# Start of Supplied information

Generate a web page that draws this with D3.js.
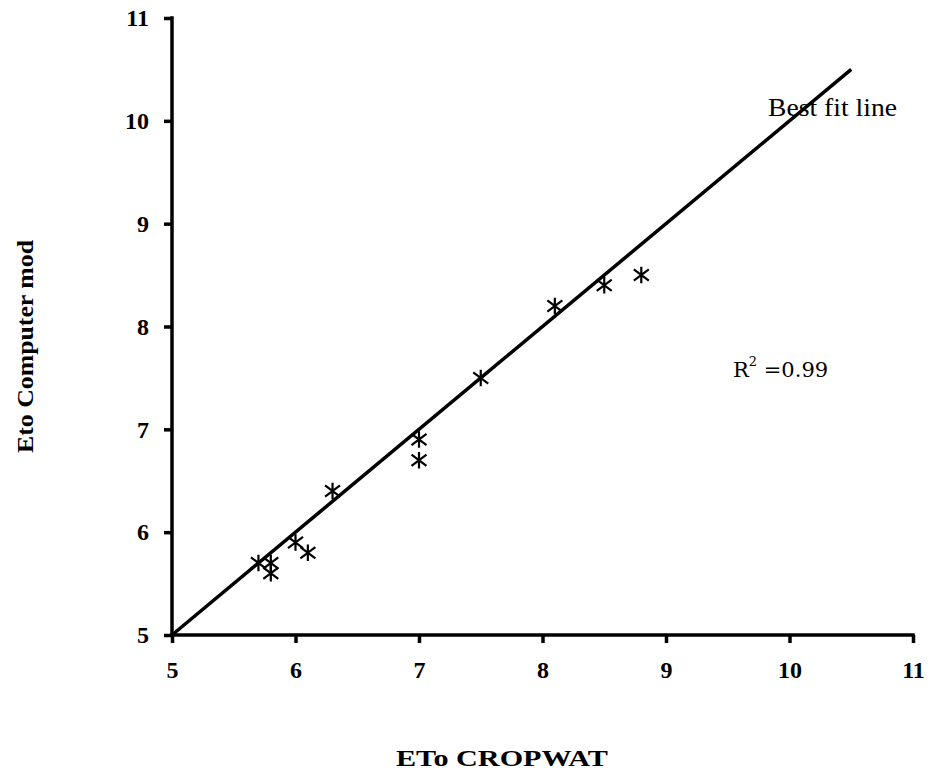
<!DOCTYPE html>
<html><head><meta charset="utf-8">
<script src="https://cdn.jsdelivr.net/npm/d3@7"></script>
<style>body{margin:0;background:#fff}svg{display:block}</style>
</head><body>
<script>
const xVals = [5.7, 5.8, 5.8, 6.0, 6.1, 6.3, 7.0, 7.0, 7.5, 8.1, 8.5, 8.8];
const yVals = [5.7, 5.7, 5.6, 5.9, 5.8, 6.4, 6.9, 6.7, 7.5, 8.2, 8.4, 8.5];
const fitLine = [[5, 5], [10.5, 10.5]];
const xTicks = [5, 6, 7, 8, 9, 10, 11];
const yTicks = [5, 6, 7, 8, 9, 10, 11];

const W = 931, H = 774;
const svg = d3.select("body").append("svg").attr("width", W).attr("height", H);
const x = d3.scaleLinear().domain([5, 11]).range([172, 913]);
const y = d3.scaleLinear().domain([5, 11]).range([635, 18]);
const serif = "'Liberation Serif','Times New Roman',serif";

// axes
const xAxis = svg.append("g").attr("transform", "translate(0,635)")
  .call(d3.axisBottom(x).tickValues(xTicks).tickSize(8).tickSizeOuter(0).tickPadding(18).tickFormat(d3.format("d")));
const yAxis = svg.append("g").attr("transform", "translate(172,0)")
  .call(d3.axisLeft(y).tickValues(yTicks).tickSize(8).tickSizeOuter(0).tickPadding(15).tickFormat(d3.format("d")));
[xAxis, yAxis].forEach(a => {
  a.select(".domain").attr("stroke", "#000").attr("stroke-width", 3.5);
  a.selectAll(".tick line").attr("stroke", "#000").attr("stroke-width", 3.5);
  a.selectAll(".tick text").attr("font-family", serif).attr("font-weight", "bold")
    .attr("font-size", 24).attr("fill", "#000");
});
xAxis.select(".domain").attr("d", `M${x(5)-1.75},0H${x(11)+1.75}`);
yAxis.select(".domain").attr("d", `M0,${y(5)+1.75}V${y(11)-1.75}`);

// fit line
svg.append("path")
  .attr("d", d3.line().x(d => x(d[0])).y(d => y(d[1]))(fitLine))
  .attr("stroke", "#000").attr("stroke-width", 3.5).attr("fill", "none");

// markers (asterisk)
const pts = xVals.map((v, i) => [v, yVals[i]]);
const g = svg.append("g");
pts.forEach(([a, b]) => {
  const cx = x(a), cy = y(b), r = 7.5;
  const p = `M${cx - r},${cy - r * 0.75}L${cx + r},${cy + r * 0.75}` +
            `M${cx - r},${cy + r * 0.75}L${cx + r},${cy - r * 0.75}` +
            `M${cx},${cy - r * 1.1}L${cx},${cy + r * 1.1}`;
  g.append("path").attr("d", p).attr("stroke", "#000").attr("stroke-width", 2.2).attr("fill", "none");
});

// annotations
svg.append("text").attr("x", 768).attr("y", 116).attr("font-family", serif)
  .attr("font-size", 25).attr("fill", "#000")
  .attr("textLength", 129).attr("lengthAdjust", "spacingAndGlyphs").text("Best fit line");
const r2 = svg.append("text").attr("x", 733).attr("y", 377).attr("font-family", "'DejaVu Serif',serif")
  .attr("font-size", 21).attr("fill", "#000");
r2.append("tspan").text("R");
r2.append("tspan").attr("dy", -11).attr("font-size", 13).text("2");
r2.append("tspan").attr("dy", 11).text(" =0.99");

// axis titles
svg.append("text").attr("x", 396).attr("y", 766)
  .attr("font-family", serif).attr("font-weight", "bold").attr("font-size", 23).attr("fill", "#000")
  .attr("textLength", 212).attr("lengthAdjust", "spacingAndGlyphs")
  .text("ETo CROPWAT");
svg.append("text").attr("transform", "translate(33,453) rotate(-90)")
  .attr("font-family", serif).attr("font-weight", "bold").attr("font-size", 23).attr("fill", "#000")
  .attr("textLength", 213).attr("lengthAdjust", "spacingAndGlyphs")
  .text("Eto Computer mod");
</script>
</body></html>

# End of Supplied information

**Brief:** Copy out all the data without changing anything, and drop the pictures.

**Output:**
Generate a web page that draws this with D3.js.
<!DOCTYPE html>
<html><head><meta charset="utf-8">
<script src="https://cdn.jsdelivr.net/npm/d3@7"></script>
<style>body{margin:0;background:#fff}svg{display:block}</style>
</head><body>
<script>
const xVals = [5.7, 5.8, 5.8, 6.0, 6.1, 6.3, 7.0, 7.0, 7.5, 8.1, 8.5, 8.8];
const yVals = [5.7, 5.7, 5.6, 5.9, 5.8, 6.4, 6.9, 6.7, 7.5, 8.2, 8.4, 8.5];
const fitLine = [[5, 5], [10.5, 10.5]];
const xTicks = [5, 6, 7, 8, 9, 10, 11];
const yTicks = [5, 6, 7, 8, 9, 10, 11];

const W = 931, H = 774;
const svg = d3.select("body").append("svg").attr("width", W).attr("height", H);
const x = d3.scaleLinear().domain([5, 11]).range([172, 913]);
const y = d3.scaleLinear().domain([5, 11]).range([635, 18]);
const serif = "'Liberation Serif','Times New Roman',serif";

// axes
const xAxis = svg.append("g").attr("transform", "translate(0,635)")
  .call(d3.axisBottom(x).tickValues(xTicks).tickSize(8).tickSizeOuter(0).tickPadding(18).tickFormat(d3.format("d")));
const yAxis = svg.append("g").attr("transform", "translate(172,0)")
  .call(d3.axisLeft(y).tickValues(yTicks).tickSize(8).tickSizeOuter(0).tickPadding(15).tickFormat(d3.format("d")));
[xAxis, yAxis].forEach(a => {
  a.select(".domain").attr("stroke", "#000").attr("stroke-width", 3.5);
  a.selectAll(".tick line").attr("stroke", "#000").attr("stroke-width", 3.5);
  a.selectAll(".tick text").attr("font-family", serif).attr("font-weight", "bold")
    .attr("font-size", 24).attr("fill", "#000");
});
xAxis.select(".domain").attr("d", `M${x(5)-1.75},0H${x(11)+1.75}`);
yAxis.select(".domain").attr("d", `M0,${y(5)+1.75}V${y(11)-1.75}`);

// fit line
svg.append("path")
  .attr("d", d3.line().x(d => x(d[0])).y(d => y(d[1]))(fitLine))
  .attr("stroke", "#000").attr("stroke-width", 3.5).attr("fill", "none");

// markers (asterisk)
const pts = xVals.map((v, i) => [v, yVals[i]]);
const g = svg.append("g");
pts.forEach(([a, b]) => {
  const cx = x(a), cy = y(b), r = 7.5;
  const p = `M${cx - r},${cy - r * 0.75}L${cx + r},${cy + r * 0.75}` +
            `M${cx - r},${cy + r * 0.75}L${cx + r},${cy - r * 0.75}` +
            `M${cx},${cy - r * 1.1}L${cx},${cy + r * 1.1}`;
  g.append("path").attr("d", p).attr("stroke", "#000").attr("stroke-width", 2.2).attr("fill", "none");
});

// annotations
svg.append("text").attr("x", 768).attr("y", 116).attr("font-family", serif)
  .attr("font-size", 25).attr("fill", "#000")
  .attr("textLength", 129).attr("lengthAdjust", "spacingAndGlyphs").text("Best fit line");
const r2 = svg.append("text").attr("x", 733).attr("y", 377).attr("font-family", "'DejaVu Serif',serif")
  .attr("font-size", 21).attr("fill", "#000");
r2.append("tspan").text("R");
r2.append("tspan").attr("dy", -11).attr("font-size", 13).text("2");
r2.append("tspan").attr("dy", 11).text(" =0.99");

// axis titles
svg.append("text").attr("x", 396).attr("y", 766)
  .attr("font-family", serif).attr("font-weight", "bold").attr("font-size", 23).attr("fill", "#000")
  .attr("textLength", 212).attr("lengthAdjust", "spacingAndGlyphs")
  .text("ETo CROPWAT");
svg.append("text").attr("transform", "translate(33,453) rotate(-90)")
  .attr("font-family", serif).attr("font-weight", "bold").attr("font-size", 23).attr("fill", "#000")
  .attr("textLength", 213).attr("lengthAdjust", "spacingAndGlyphs")
  .text("Eto Computer mod");
</script>
</body></html>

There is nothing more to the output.